As that change was adopted by cities and counties, the pension crisis that exists today was born.
Educators will be particularly happy with the governor’s budget allocating almost $72 billion to k-12 education—that’s up a staggering 51 percent since the depths of the recession impact in 2011-12. Per student spending would average $14,500, up about $366 from the current year.
The governor fired a warning shot on the $9 billion school construction bond that proponents are targeting for the November ballot. He labeled the program too complex and needing legislative action to reform it.
Brown was equally critical of the proposed initiative that would make the taxes established by voters when they approved Proposition 30 in 2012 permanent. That includes a tax on the highest earners of 13.2 percent. He argues that the state has plenty of money without extending the tax and that high level, when compared with no state income tax states such as Nevada and Florida, invite people to look elsewhere for residences.
Battles over initiatives and other propositions likely will dominate the fall election campaign. The presidential race is expected to draw a significantly higher turnout that two years ago and pro-tax liberal groups will want to try to ride that to pass both bond measures and tax measures.
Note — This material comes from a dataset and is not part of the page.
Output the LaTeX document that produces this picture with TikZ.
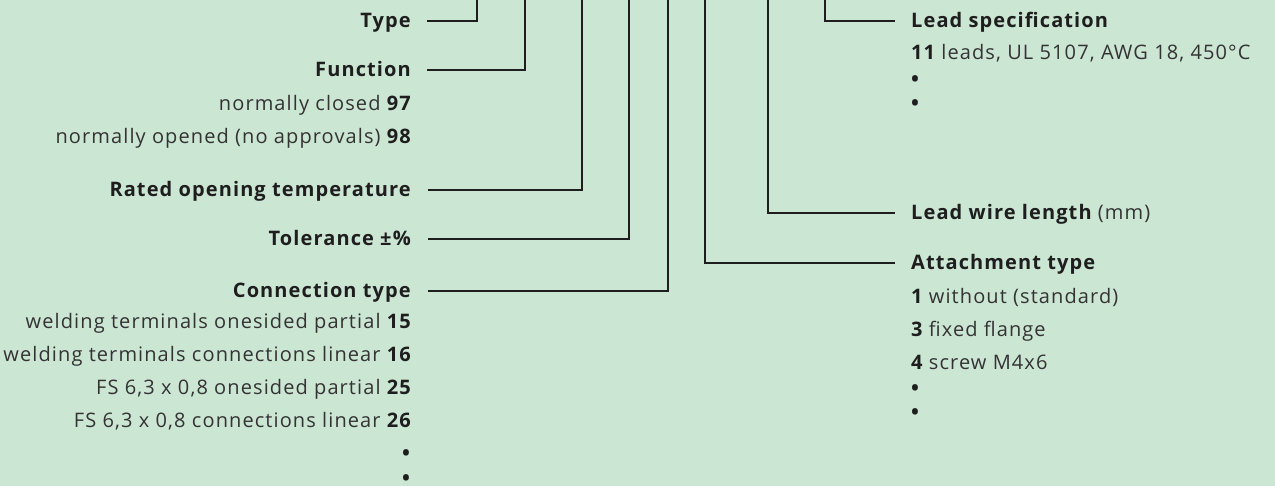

There’s been talk about another water bond and another measure that already has been submitted to the Attorney General’s office would divert any remaining money in the high-speed rail bond as well as an unspent money from the 2012 water bond (no storage money has been allocated or proposals solicited) to dams or groundwater storage.
Legislative budget committees will now begin hearings on his proposals and likely will come to agreement on less controversial elements. The serious lifting will take place in May and June after the governor submits his revised budget. Assuming revenues continue to roll in at their current pace or better, the battle likely will be about how to spend additional money—a nice challenge to have.